What tends to surface it
- A joint application. Applying for a mortgage, a car loan, or even a joint credit card together often triggers a credit check that reveals accounts a partner didn’t know about.
- A shared budget. Merging finances after a wedding tends to expose payment obligations that weren’t visible when finances were separate.
- Collection contact. A call or letter from a collector — sometimes even reaching family members while trying to locate someone — can be how a spouse learns about a debt that was never disclosed in the first place.
Why counselors recommend disclosure early
Financial counselors generally frame early disclosure not as a moral test but as practical risk management: entering a marriage without a clear picture of both partners’ debt, credit history, and spending habits makes it harder to plan realistically for shared goals like a home purchase or a family budget. Understanding the difference between a credit score and a credit report is often part of that conversation, since a report shows account-level detail — including debt a partner may not have mentioned — that a score alone doesn’t reveal.
What debt disclosure doesn’t determine on its own
Discovering hidden debt doesn’t automatically mean it becomes a shared legal obligation; in general, debt taken on before a marriage and kept in one spouse’s name typically remains that spouse’s individual responsibility in most states, separate from questions like whether debt should be paid down before other financial priorities are worked out together.

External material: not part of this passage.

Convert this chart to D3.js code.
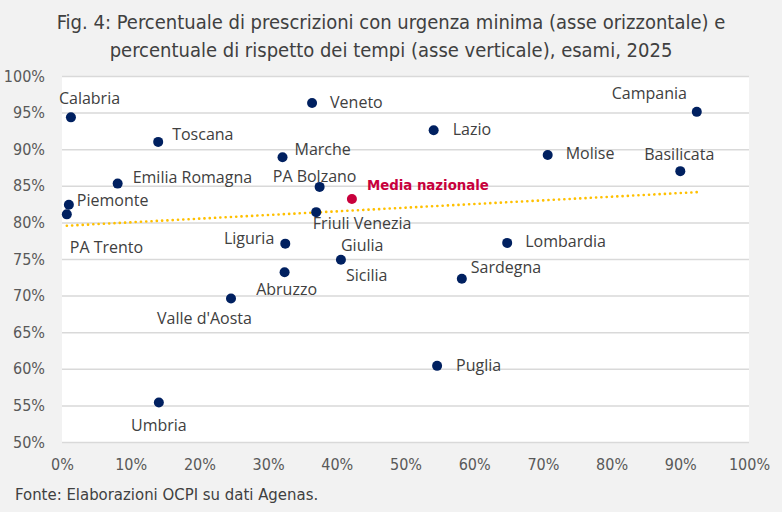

State rules on debt and marital property vary, particularly in community property states, so the legal picture is worth understanding on its own rather than assuming a single national rule applies.
Final thoughts
Hidden debt before marriage is common enough that it shows up repeatedly in financial counseling research, not as an isolated red flag but as a widespread pattern tied to discomfort around money conversations. Full financial disclosure before a wedding is frequently recommended precisely because it turns a potential post-wedding surprise into a planning conversation both partners can have on their own terms.